R. Abdesalam: “Cigarettes were the reason [of my arrest], and society is rejecting me again”

When she learned to smoke for the first time with her 40-year old neighbor, little did she know that a pack of cigarettes could cause so many problems. Her story seems straight out of a movie.

R. Abdesalam, a 45 year-old woman from Manbij, was arrested by Daesh for a week because she was carrying a pack of cigarettes.

“When Daesh was in Manbij, tobacco was forbidden, and it was very dangerous to be caught with a pack of cigarettes, which were extremely high-priced. I used to visit a seamstress in the popular neighborhood of Hachachin in Manbij through whom I was able to procure packs of cigarettes and ward off any suspicions by hiding them in my clothes as I walked around the market. This went on for a year and a half.

One day, when we were in the covered market, my young son asked me to buy a toy for him. As I was paying for it, the pack of cigarettes hidden in my clothes fell to the floor. A Hisbah member who happened to be there immediately caught it and began calling me a miscreant and a sinner.

I was terrified when I heard him because I knew that I had gotten myself in a lot of trouble. I tried to deny that the pack of cigarettes belonged to me, but to no avail. The Hisbah women had quickly arrived, and the toy seller had confirmed that the cigarettes had fallen from the inside of my abaya.

At the Hisbah prison, an official declared that I should stay in the women’s prison for fifteen days and follow a training session on Islamic principles. I asked him to let me take my son home first, but he refused, saying that they would take him home instead. I was then transferred to the women’s prison in the Sarb district, where my unimaginable suffering began.

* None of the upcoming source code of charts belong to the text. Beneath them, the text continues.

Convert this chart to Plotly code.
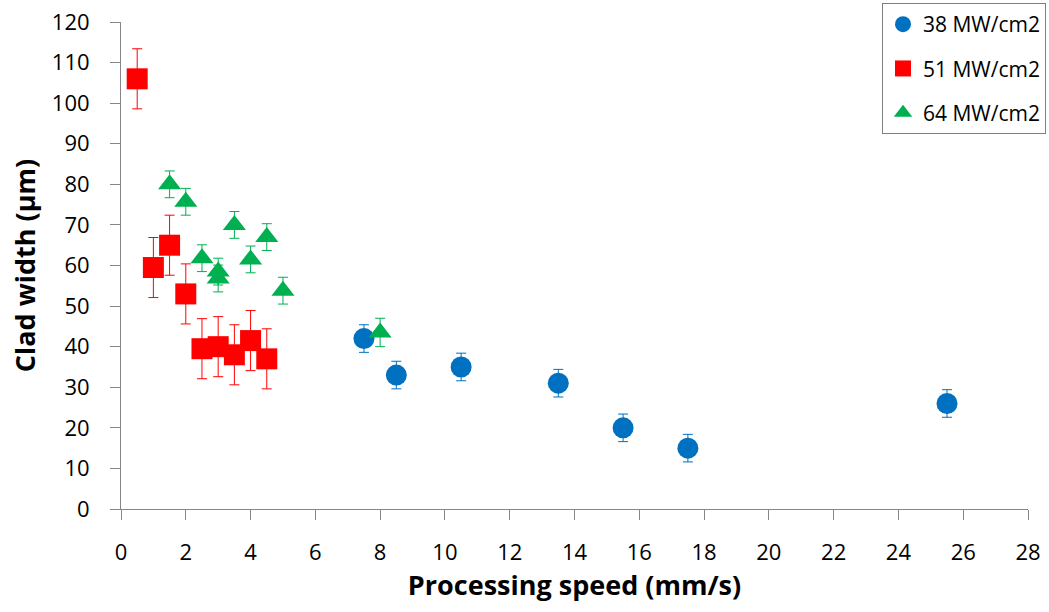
import plotly.graph_objects as go

# 38 MW/cm2
x38 = [7.5, 8.5, 10.5, 13.5, 15.5, 17.5, 25.5]
y38 = [42.0, 33.0, 35.0, 31.0, 20.0, 15.0, 26.0]
e38 = [3.4, 3.4, 3.4, 3.4, 3.4, 3.4, 3.4]

# 51 MW/cm2
x51 = [0.5, 1.0, 1.5, 2.0, 2.5, 3.0, 3.5, 4.0, 4.5]
y51 = [106.0, 59.5, 65.0, 53.0, 39.5, 40.0, 38.0, 41.5, 37.0]
e51 = [7.4, 7.4, 7.4, 7.4, 7.4, 7.4, 7.4, 7.4, 7.4]

# 64 MW/cm2
x64 = [1.5, 2.0, 2.5, 3.0, 3.0, 3.5, 4.0, 4.5, 5.0, 8.0]
y64 = [80.0, 75.7, 61.8, 58.5, 56.8, 70.0, 61.5, 67.0, 53.8, 43.5]
e64 = [3.3, 3.3, 3.3, 3.3, 3.3, 3.3, 3.3, 3.3, 3.3, 3.5]

xticks = list(range(0, 29, 2))
yticks = list(range(0, 121, 10))

FONT = "Open Sans"

fig = go.Figure()
series = [
    ("38 MW/cm2", x38, y38, e38, "#0070C0", "circle", 21),
    ("51 MW/cm2", x51, y51, e51, "#FF0000", "square", 21),
    ("64 MW/cm2", x64, y64, e64, "#00B050", "triangle-up", 20),
]
for name, xs, ys, es, col, sym, sz in series:
    fig.add_trace(go.Scatter(
        x=xs, y=ys, name=name, mode="markers", legendgroup=name,
        marker=dict(color=col, symbol=sym, size=sz, line=dict(width=0)),
        error_y=dict(type="data", array=es, visible=True, color=col,
                     thickness=1, width=5),
    ))

L, R, T, B = 121, 21, 22, 103
pw = 1049 - L - R
ph = 612 - T - B

fig.update_layout(
    width=1049, height=612,
    margin=dict(l=L, r=R, t=T, b=B, autoexpand=False),
    paper_bgcolor="white", plot_bgcolor="white",
    font=dict(family=FONT, color="black", size=22),
    showlegend=True,
    legend=dict(xref="paper", yref="paper",
                x=(1046 - L) / pw, y=(612 - B - 3) / ph,
                xanchor="right", yanchor="top",
                bgcolor="white", bordercolor="#7f7f7f", borderwidth=1,
                font=dict(family=FONT, size=21, color="black"),
                itemsizing="trace", traceorder="grouped", tracegroupgap=14),
    xaxis=dict(range=[0, 28], tickmode="array", tickvals=xticks,
               ticktext=[str(t) for t in xticks],
               showgrid=False, zeroline=False, showline=True,
               linecolor="#868686", linewidth=1,
               ticks="outside", ticklen=10, tickcolor="#868686",
               ticklabelstandoff=14,
               tickfont=dict(family=FONT, size=22),
               title=dict(text="<b>Processing speed (mm/s)</b>",
                          font=dict(family=FONT, size=27), standoff=10)),
    yaxis=dict(range=[0, 120], tickmode="array", tickvals=yticks,
               ticktext=[str(t) for t in yticks],
               showgrid=False, zeroline=False, showline=True,
               linecolor="#868686", linewidth=1,
               ticks="outside", ticklen=10, tickcolor="#868686",
               ticklabelstandoff=16,
               tickfont=dict(family=FONT, size=22),
               title=dict(text="<b>Clad width (µm)</b>",
                          font=dict(family=FONT, size=27), standoff=8)),
)

fig.write_html("out.html")
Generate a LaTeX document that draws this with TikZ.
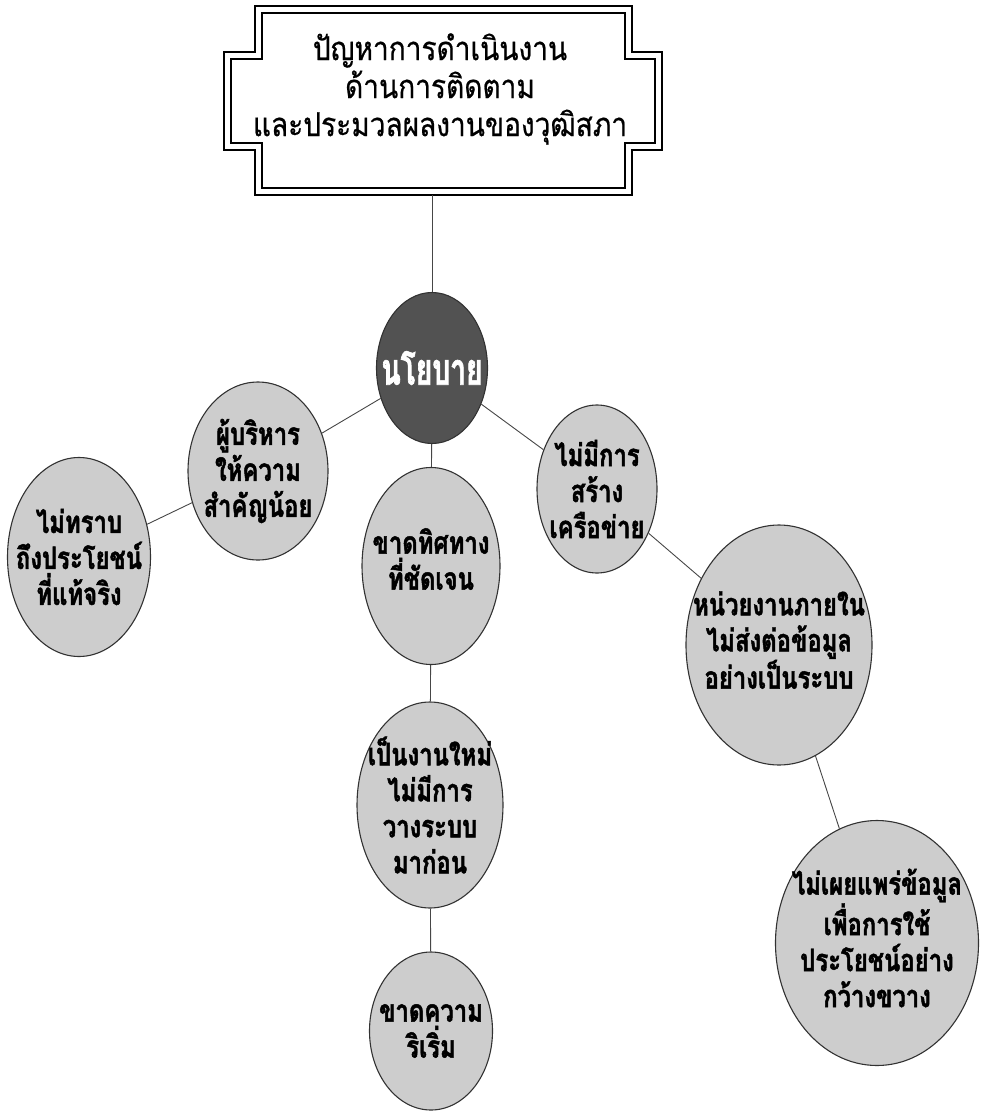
\documentclass[tikz,border=0pt]{standalone}
\usepackage{fontspec}
\newfontfamily\thaititle[Script=Thai,FakeStretch=0.85,FakeBold=0.6]{Loma}
\newfontfamily\thaibold[Script=Thai,FakeStretch=0.77,BoldFeatures={FakeBold=1.5}]{Loma}
\newfontfamily\thaibig[Script=Thai,FakeStretch=0.64,BoldFeatures={FakeBold=1.5}]{Loma}
\usetikzlibrary{shapes.geometric}
\definecolor{bubfill}{RGB}{205,205,205}
\definecolor{darkfill}{RGB}{82,82,82}
\definecolor{edgecol}{RGB}{50,50,50}
\definecolor{linkcol}{RGB}{70,70,70}
\begin{document}
\begin{tikzpicture}[x=1pt,y=-1pt,
  bub/.style={ellipse, draw=edgecol, line width=1.1pt, fill=bubfill, inner sep=0pt},
  btxt/.style={align=center, inner sep=0pt, font=\thaibold\bfseries\fontsize{31}{36}\selectfont, text=black},
  ttxt/.style={align=center, inner sep=0pt, font=\thaititle\fontsize{33}{38}\selectfont, text=black},
  link/.style={draw=linkcol, line width=0.9pt},
  frameout/.style={draw=black, line width=2.6pt},
  framein/.style={draw=black, line width=1.6pt}]
\useasboundingbox (0,0) rectangle (983,1113);

% title frame
\node[minimum width=377pt, minimum height=189pt, inner sep=0pt] (frame) at (443.5,100.5) {};
\draw[frameout] (255,6) -- (632,6) -- (632,52) -- (662,52) -- (662,150) -- (632,150) -- (632,195) -- (255,195) -- (255,150) -- (224,150) -- (224,52) -- (255,52) -- cycle;
\draw[framein] (262,13) -- (625,13) -- (625,59) -- (655,59) -- (655,143) -- (625,143) -- (625,188) -- (262,188) -- (262,143) -- (231,143) -- (231,59) -- (262,59) -- cycle;
\node[ttxt] (title) at (440,89) {ปัญหาการดำเนินงาน\\ด้านการติดตาม\\และประมวลผลงานของวุฒิสภา};

% ellipses
\node[bub, fill=darkfill, minimum width=111pt, minimum height=151pt] (nayo) at (432,368) {};
\node[bub, minimum width=140pt, minimum height=178pt] (exec) at (258,471) {};
\node[bub, minimum width=143pt, minimum height=199pt] (know) at (79,557) {};
\node[bub, minimum width=138pt, minimum height=197pt] (dir) at (431,566) {};
\node[bub, minimum width=120pt, minimum height=168pt] (net) at (597,489) {};
\node[bub, minimum width=186pt, minimum height=240pt] (unit) at (779,645) {};
\node[bub, minimum width=146pt, minimum height=206pt] (newj) at (430,805) {};
\node[bub, minimum width=123pt, minimum height=158pt] (init) at (431,1031) {};
\node[bub, minimum width=203pt, minimum height=245pt] (pub) at (877,943) {};

% texts
\node[align=center, inner sep=0pt, font=\thaibig\bfseries\fontsize{44}{48}\selectfont, text=white] (nayo-t) at (nayo) {นโยบาย};
\node[btxt] (exec-t) at (exec) {ผู้บริหาร\\ให้ความ\\สำคัญน้อย};
\node[btxt] (know-t) at (know) {ไม่ทราบ\\ถึงประโยชน์\\ที่แท้จริง};
\node[btxt] (dir-t) at (431,559) {ขาดทิศทาง\\ที่ชัดเจน};
\node[btxt] (net-t) at (net) {ไม่มีการ\\สร้าง\\เครือข่าย};
\node[btxt] (unit-t) at (779,640) {หน่วยงานภายใน\\ไม่ส่งต่อข้อมูล\\อย่างเป็นระบบ};
\node[btxt] (newj-t) at (newj) {เป็นงานใหม่\\ไม่มีการ\\วางระบบ\\มาก่อน};
\node[btxt] (init-t) at (init) {ขาดความ\\ริเริ่ม};
\node[btxt] (pub-t) at (877,938) {ไม่เผยแพร่ข้อมูล\\เพื่อการใช้\\ประโยชน์อย่าง\\กว้างขวาง};

% connectors
\draw[link] (nayo.north) -- (nayo.north |- frame.south);
\draw[link] (nayo) -- (exec);
\draw[link] (exec) -- (know);
\draw[link] (nayo) -- (dir);
\draw[link] (nayo) -- (net);
\draw[link] (net) -- (unit);
\draw[link] (unit) -- (pub);
\draw[link] (dir) -- (newj);
\draw[link] (newj) -- (init);
\end{tikzpicture}
\end{document}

When I first arrived, all I could think about was my son, whom I had left with them. They told me that they took him home and that my husband was there, trying to talk with the official in charge of my arrest. These words comforted me, but not for long. Soon thereafter, a group of women came to the cell I shared with twenty other detainees and began arranging us into groups: one for those who wore makeup, a second for those who did not comply with the imposed dress code, a third for those who traveled without a mahram (male companion), and a fourth group for those who smoked. I was put in that group with three other women and we were taken to another cell.

One of the women who arranged us into groups began asking us questions about religion: who is Allah, who is the Prophet, how many times should you kneel for each prayer, how to perform wudu (ablutions), etc. Any female detainee who gave a wrong answer was beaten with a one-meter green plastic water pipe that contained a metallic tube inside. I was also beaten like the others, as there were many questions and we were all scared and tense. Then the woman gave us a booklet containing Hadith and Koranic verses and told us to study them well because they will be the subject of the training session on Islamic principles.

We read and memorized the content of the booklet, and the woman came back for the Fajr (dawn) prayer, but this time without the plastic tube. She began to ask us questions randomly. At first, the questions were from the booklet, but then she asked about the Koran, the Hadith, the jihad and its purpose.

Any wrong answer made you regret the day you were born. The woman would leap on the detainee who had given the wrong answer and tear away at her clothes on the chest area before biting her. When I saw blood pouring down the detainee’s body, I looked at the biting woman and saw that she had inserted metal jaws in her blood-filled mouth and targeted the other woman’s chest and neck. I also ended up giving a wrong answer and did not escape the biting.

Each passing day felt like an eternity and ended with a savage and brutal method of torture such as biting, beating, pouring cold water on the body followed by whipping.

After one week of detention, I returned home and collapsed from exhaustion and sleep deprivation. As soon as my husband saw me, he started hitting and insulting me, saying that I brought him shame. He beat me for an hour, but I lost consciousness at the fourth strike. I awoke the following day and found his sister by my side. She asked me about what happened to me during my detention and told me that a nurse came and cared for me at home after my husband beat me and I fainted. She also said that my husband regretted what he did after he saw the traces of the full week of torture on my body. Her words brought me comfort, as she seemed to be the only one who understood what I had been through. One month later, I was able to move again without any help and the blue marks had disappeared from my body but remained forever etched in my mind.

I had to tell the same story every time a neighbor or a friend visited, and they told me about other women who were detained and harassed. I also cried at what happened to me at the end of each visit.

I heard neighbors whisper about how my husband stayed with me after Daesh detained me, and how he believed me when I said that I was not assaulted or offered to a Daesh emir. These were the same neighbors who visited me and congratulated me on my safe return.”

The story of R. Abdesalam is one of many similar other stories in Manbij about women who suffered from the injustice of Daesh when it occupied their town. Society treats them as if they committed a crime and they should die to erase its trace. There are very few women who were able to confront social pressure and begin a new life after their detention.